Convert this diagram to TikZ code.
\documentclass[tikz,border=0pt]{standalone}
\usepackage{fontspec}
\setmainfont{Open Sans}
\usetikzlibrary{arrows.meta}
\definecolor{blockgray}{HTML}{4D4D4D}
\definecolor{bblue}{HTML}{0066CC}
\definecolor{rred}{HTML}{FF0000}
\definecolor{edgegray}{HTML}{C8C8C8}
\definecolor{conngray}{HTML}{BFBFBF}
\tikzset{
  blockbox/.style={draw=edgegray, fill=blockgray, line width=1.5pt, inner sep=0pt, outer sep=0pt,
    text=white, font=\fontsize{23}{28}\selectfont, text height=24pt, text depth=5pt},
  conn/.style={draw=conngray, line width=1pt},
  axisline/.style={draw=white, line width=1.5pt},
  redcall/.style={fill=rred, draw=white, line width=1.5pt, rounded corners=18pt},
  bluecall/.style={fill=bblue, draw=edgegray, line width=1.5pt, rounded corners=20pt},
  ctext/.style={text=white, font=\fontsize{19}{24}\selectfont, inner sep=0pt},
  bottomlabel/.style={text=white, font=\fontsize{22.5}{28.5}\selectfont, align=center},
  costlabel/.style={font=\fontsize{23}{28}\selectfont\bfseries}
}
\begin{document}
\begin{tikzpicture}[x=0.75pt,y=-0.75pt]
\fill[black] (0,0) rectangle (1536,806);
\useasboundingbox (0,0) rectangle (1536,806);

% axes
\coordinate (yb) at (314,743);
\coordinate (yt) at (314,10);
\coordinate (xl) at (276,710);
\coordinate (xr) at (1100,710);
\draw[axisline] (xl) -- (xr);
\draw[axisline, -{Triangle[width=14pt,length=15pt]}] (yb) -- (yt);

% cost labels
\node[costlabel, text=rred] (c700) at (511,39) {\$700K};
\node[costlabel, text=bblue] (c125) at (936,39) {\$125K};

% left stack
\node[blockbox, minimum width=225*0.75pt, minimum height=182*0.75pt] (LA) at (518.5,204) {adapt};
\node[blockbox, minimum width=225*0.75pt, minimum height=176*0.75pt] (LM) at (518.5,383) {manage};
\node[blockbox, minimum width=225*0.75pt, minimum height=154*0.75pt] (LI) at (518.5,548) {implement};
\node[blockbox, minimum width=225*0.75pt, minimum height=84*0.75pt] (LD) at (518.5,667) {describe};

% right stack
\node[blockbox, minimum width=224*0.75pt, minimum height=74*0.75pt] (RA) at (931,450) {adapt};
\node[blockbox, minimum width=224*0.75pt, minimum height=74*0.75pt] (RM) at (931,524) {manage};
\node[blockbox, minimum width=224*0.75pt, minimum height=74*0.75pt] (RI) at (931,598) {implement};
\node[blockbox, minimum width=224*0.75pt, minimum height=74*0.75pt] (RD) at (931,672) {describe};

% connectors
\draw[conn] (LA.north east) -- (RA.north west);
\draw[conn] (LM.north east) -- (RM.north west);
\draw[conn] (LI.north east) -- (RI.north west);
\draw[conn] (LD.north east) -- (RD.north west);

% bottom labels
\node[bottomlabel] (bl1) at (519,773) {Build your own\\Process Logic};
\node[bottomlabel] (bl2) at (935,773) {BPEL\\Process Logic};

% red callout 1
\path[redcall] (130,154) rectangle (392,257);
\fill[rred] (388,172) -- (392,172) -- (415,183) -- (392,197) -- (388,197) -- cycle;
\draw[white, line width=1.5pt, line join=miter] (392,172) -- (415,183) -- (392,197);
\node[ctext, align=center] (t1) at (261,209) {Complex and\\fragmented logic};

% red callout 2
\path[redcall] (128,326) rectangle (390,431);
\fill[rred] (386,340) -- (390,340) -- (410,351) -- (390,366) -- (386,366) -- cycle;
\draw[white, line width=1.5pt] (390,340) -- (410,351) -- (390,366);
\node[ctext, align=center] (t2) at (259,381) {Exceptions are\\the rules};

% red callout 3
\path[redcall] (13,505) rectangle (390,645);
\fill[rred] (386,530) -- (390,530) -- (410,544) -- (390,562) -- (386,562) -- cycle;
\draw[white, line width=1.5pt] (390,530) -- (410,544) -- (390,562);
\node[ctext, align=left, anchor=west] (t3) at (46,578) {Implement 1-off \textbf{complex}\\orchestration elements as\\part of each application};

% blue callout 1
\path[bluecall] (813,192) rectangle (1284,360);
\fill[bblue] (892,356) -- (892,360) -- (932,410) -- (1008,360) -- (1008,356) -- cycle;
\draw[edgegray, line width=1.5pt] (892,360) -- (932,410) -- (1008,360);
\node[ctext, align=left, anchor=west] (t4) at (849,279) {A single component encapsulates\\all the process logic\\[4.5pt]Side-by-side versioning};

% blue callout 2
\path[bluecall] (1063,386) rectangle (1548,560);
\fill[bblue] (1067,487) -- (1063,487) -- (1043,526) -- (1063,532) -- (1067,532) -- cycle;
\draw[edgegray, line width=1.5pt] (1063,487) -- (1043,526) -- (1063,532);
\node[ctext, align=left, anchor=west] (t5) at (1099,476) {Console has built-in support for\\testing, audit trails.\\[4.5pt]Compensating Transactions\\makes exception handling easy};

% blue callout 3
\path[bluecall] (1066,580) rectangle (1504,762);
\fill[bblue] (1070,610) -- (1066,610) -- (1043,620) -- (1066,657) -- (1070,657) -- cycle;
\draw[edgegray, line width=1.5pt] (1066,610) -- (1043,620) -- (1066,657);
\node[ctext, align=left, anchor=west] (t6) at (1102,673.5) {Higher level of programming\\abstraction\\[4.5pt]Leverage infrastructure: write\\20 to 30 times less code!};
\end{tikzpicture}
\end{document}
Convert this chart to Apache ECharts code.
______
* Exercise
What is the number of lines that hold the string "Convert"? Reply with that number alone.

* Reply
2